The sale or release of collateral must be based on an arm's length 
transaction, unless otherwise approved by the Agency in writing.
    (1) Lenders may, over the life of the guaranteed loan, release 
collateral with a cumulative value of up to 20 percent of the original 
loan amount without Agency concurrence if the proceeds generated are 
used to pay down secured debt in order of lien priority or to buy 
replacement collateral.
    (2) Release of collateral with a cumulative value in excess of 20 
percent of the original loan or when the proceeds will not be used to 
pay down secured debt or to buy replacement collateral, must be 
requested, in writing, by the lender and concurred by the Agency, in 
writing, in advance of the release. A written evaluation will be 
completed by the lender to justify the release.
    (3) Lenders may not release collateral with a value of more than 10 
percent of the original loan amount at any one time and within any one 
calendar year without Agency concurrence.
    (4) Any release of collateral must not adversely affect the 
project's operation or financial condition.
    (f) Transfers and assumptions. Transfers and assumptions shall 
comply with Sec.  4287.134 and with paragraphs (f)(1) through (3) of 
this section.
    (1) The Agency may charge the lender a nonrefundable transfer fee 
at the time of a transfer application. The Agency will set the amount 
of the transfer fee in an annual notice of funds availability.
    (2) Assumption shall be deemed to occur in the event of a change in 
the control of the borrower. For purposes of the loan, change of 
control means the merger, sale of all or substantially all of the 
assets of the borrower, or the sale of more than 25 percent of the 
stock or other equity interest of either the borrower or its corporate 
parent.
    (3) The Agency will not approve any change in terms that results in 
an increase in the cost of the loan guarantee, unless the Agency can 
secure any additional budget authority that would be required.
    (g) Substitution of lender after issuance of the Loan Note 
Guarantee.

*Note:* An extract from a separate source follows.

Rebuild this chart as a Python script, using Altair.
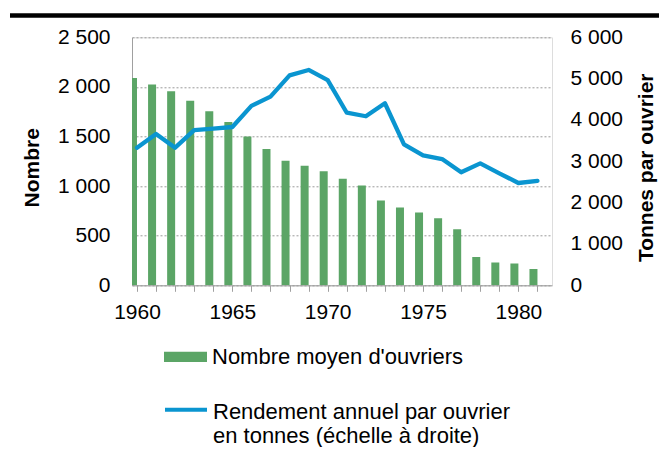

All substitutions of lenders must comply with Sec.  4287.135 
except that, instead of approving a new lender as a substitute lender 
using the provisions of Sec.  4287.135(a), the Agency may approve the 
substitution of a new lender if the proposed substitute lender:
    (1) Is an eligible lender in accordance with Sec.  4279.202(b);
    (2) Is able to service the loan in accordance with the original 
loan documents; and
    (3) Acquires title to the unguaranteed portion of the loan held by 
the original lender and assumes all original loan requirements, 
including liabilities and servicing responsibilities.
    (h) Default by borrower. In addition to complying with Sec.  
4287.145, if a loan goes into default, the lender must provide the 
notification required under Sec.  4287.145(a) to the Agency within 15 
calendar days of when a borrower is 30 days past due on a payment or is 
otherwise in default of the Loan Agreement.
    (i) Protective advances. All protective advances made by the lender 
must comply with Sec.  4287.156 and the provisions of paragraphs (i)(1) 
and (2) of this section.
    (1) Instead of the $5,000 specified in Sec.  4279.156(c), Agency 
written authorization is required when cumulative protective advances 
exceed $100,000, unless otherwise specified by the Agency at a lesser 
amount.
    (2) The lender must obtain written Agency approval for any 
protective advance that will singularly or cumulatively amount to more 
than $100,000 or 10% of the guaranteed loan, whichever is less.
    (j) Determination of loss and payment. In addition to complying 
with Sec.  4279.158, if a lender receives a final loss payment, the 
lender must submit to the Agency an annual report on its collection 
activities for each unsatisfied account for 3 years following payment 
of the final loss claim.


Sec. Sec.  4287.308-4287.400  [Reserved]

    Dated: April 5, 2010.
Judith A. Canales,
Administrator, Rural Business-Cooperative Service.